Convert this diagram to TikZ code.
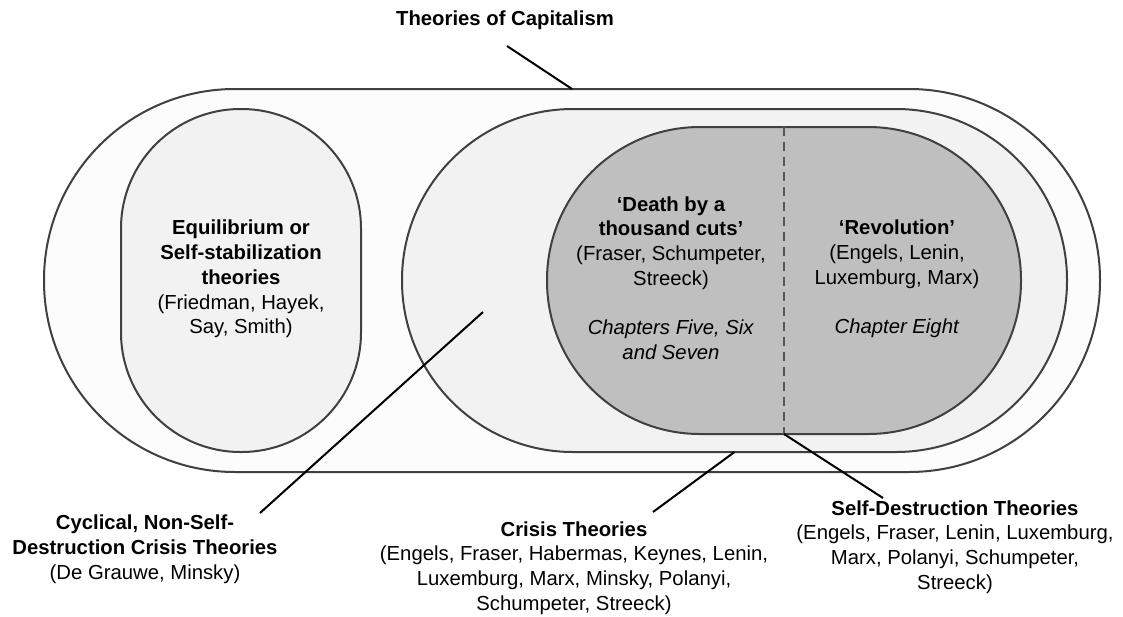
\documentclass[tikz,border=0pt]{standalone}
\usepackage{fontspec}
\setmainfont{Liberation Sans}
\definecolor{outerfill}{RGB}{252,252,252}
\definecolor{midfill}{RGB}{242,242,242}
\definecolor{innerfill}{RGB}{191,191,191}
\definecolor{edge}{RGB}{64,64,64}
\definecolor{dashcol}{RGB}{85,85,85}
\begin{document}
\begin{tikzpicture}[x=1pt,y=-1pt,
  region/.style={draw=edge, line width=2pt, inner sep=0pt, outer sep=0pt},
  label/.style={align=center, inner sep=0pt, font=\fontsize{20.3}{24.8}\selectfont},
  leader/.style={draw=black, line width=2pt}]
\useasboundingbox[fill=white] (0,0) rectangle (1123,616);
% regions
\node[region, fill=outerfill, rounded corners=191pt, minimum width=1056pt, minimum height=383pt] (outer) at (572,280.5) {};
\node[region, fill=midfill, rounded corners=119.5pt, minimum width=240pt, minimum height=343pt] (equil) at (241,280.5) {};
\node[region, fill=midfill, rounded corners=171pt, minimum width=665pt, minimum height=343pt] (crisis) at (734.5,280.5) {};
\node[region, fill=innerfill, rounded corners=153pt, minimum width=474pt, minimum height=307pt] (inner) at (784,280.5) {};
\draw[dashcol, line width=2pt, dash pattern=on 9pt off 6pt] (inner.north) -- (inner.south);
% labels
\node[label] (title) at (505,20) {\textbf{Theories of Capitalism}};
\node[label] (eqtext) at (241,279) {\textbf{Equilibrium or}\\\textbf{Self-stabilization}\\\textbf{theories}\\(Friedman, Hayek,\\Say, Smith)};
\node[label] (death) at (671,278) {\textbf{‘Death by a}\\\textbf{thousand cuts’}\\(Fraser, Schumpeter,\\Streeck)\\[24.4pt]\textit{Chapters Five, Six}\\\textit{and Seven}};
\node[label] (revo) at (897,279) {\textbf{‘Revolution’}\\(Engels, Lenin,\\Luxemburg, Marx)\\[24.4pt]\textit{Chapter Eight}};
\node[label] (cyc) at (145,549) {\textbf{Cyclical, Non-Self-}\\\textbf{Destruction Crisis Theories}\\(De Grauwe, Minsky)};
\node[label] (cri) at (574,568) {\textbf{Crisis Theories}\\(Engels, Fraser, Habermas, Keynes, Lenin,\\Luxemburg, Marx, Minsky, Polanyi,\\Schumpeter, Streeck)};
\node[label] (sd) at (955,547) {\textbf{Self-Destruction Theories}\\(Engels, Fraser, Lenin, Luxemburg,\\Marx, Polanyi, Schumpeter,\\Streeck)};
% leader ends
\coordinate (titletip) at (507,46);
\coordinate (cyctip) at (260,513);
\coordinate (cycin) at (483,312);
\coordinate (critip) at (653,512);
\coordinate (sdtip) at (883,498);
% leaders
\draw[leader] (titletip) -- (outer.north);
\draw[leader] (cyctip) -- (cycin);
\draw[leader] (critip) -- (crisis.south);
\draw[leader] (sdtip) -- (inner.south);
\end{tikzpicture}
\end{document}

________

THE PROBLEM: Return all of the data exactly as written, and drop the pictures.

RESULT OF THIS EXERCISE:
Convert this diagram to TikZ code.
\documentclass[tikz,border=0pt]{standalone}
\usepackage{fontspec}
\setmainfont{Liberation Sans}
\definecolor{outerfill}{RGB}{252,252,252}
\definecolor{midfill}{RGB}{242,242,242}
\definecolor{innerfill}{RGB}{191,191,191}
\definecolor{edge}{RGB}{64,64,64}
\definecolor{dashcol}{RGB}{85,85,85}
\begin{document}
\begin{tikzpicture}[x=1pt,y=-1pt,
  region/.style={draw=edge, line width=2pt, inner sep=0pt, outer sep=0pt},
  label/.style={align=center, inner sep=0pt, font=\fontsize{20.3}{24.8}\selectfont},
  leader/.style={draw=black, line width=2pt}]
\useasboundingbox[fill=white] (0,0) rectangle (1123,616);
% regions
\node[region, fill=outerfill, rounded corners=191pt, minimum width=1056pt, minimum height=383pt] (outer) at (572,280.5) {};
\node[region, fill=midfill, rounded corners=119.5pt, minimum width=240pt, minimum height=343pt] (equil) at (241,280.5) {};
\node[region, fill=midfill, rounded corners=171pt, minimum width=665pt, minimum height=343pt] (crisis) at (734.5,280.5) {};
\node[region, fill=innerfill, rounded corners=153pt, minimum width=474pt, minimum height=307pt] (inner) at (784,280.5) {};
\draw[dashcol, line width=2pt, dash pattern=on 9pt off 6pt] (inner.north) -- (inner.south);
% labels
\node[label] (title) at (505,20) {\textbf{Theories of Capitalism}};
\node[label] (eqtext) at (241,279) {\textbf{Equilibrium or}\\\textbf{Self-stabilization}\\\textbf{theories}\\(Friedman, Hayek,\\Say, Smith)};
\node[label] (death) at (671,278) {\textbf{‘Death by a}\\\textbf{thousand cuts’}\\(Fraser, Schumpeter,\\Streeck)\\[24.4pt]\textit{Chapters Five, Six}\\\textit{and Seven}};
\node[label] (revo) at (897,279) {\textbf{‘Revolution’}\\(Engels, Lenin,\\Luxemburg, Marx)\\[24.4pt]\textit{Chapter Eight}};
\node[label] (cyc) at (145,549) {\textbf{Cyclical, Non-Self-}\\\textbf{Destruction Crisis Theories}\\(De Grauwe, Minsky)};
\node[label] (cri) at (574,568) {\textbf{Crisis Theories}\\(Engels, Fraser, Habermas, Keynes, Lenin,\\Luxemburg, Marx, Minsky, Polanyi,\\Schumpeter, Streeck)};
\node[label] (sd) at (955,547) {\textbf{Self-Destruction Theories}\\(Engels, Fraser, Lenin, Luxemburg,\\Marx, Polanyi, Schumpeter,\\Streeck)};
% leader ends
\coordinate (titletip) at (507,46);
\coordinate (cyctip) at (260,513);
\coordinate (cycin) at (483,312);
\coordinate (critip) at (653,512);
\coordinate (sdtip) at (883,498);
% leaders
\draw[leader] (titletip) -- (outer.north);
\draw[leader] (cyctip) -- (cycin);
\draw[leader] (critip) -- (crisis.south);
\draw[leader] (sdtip) -- (inner.south);
\end{tikzpicture}
\end{document}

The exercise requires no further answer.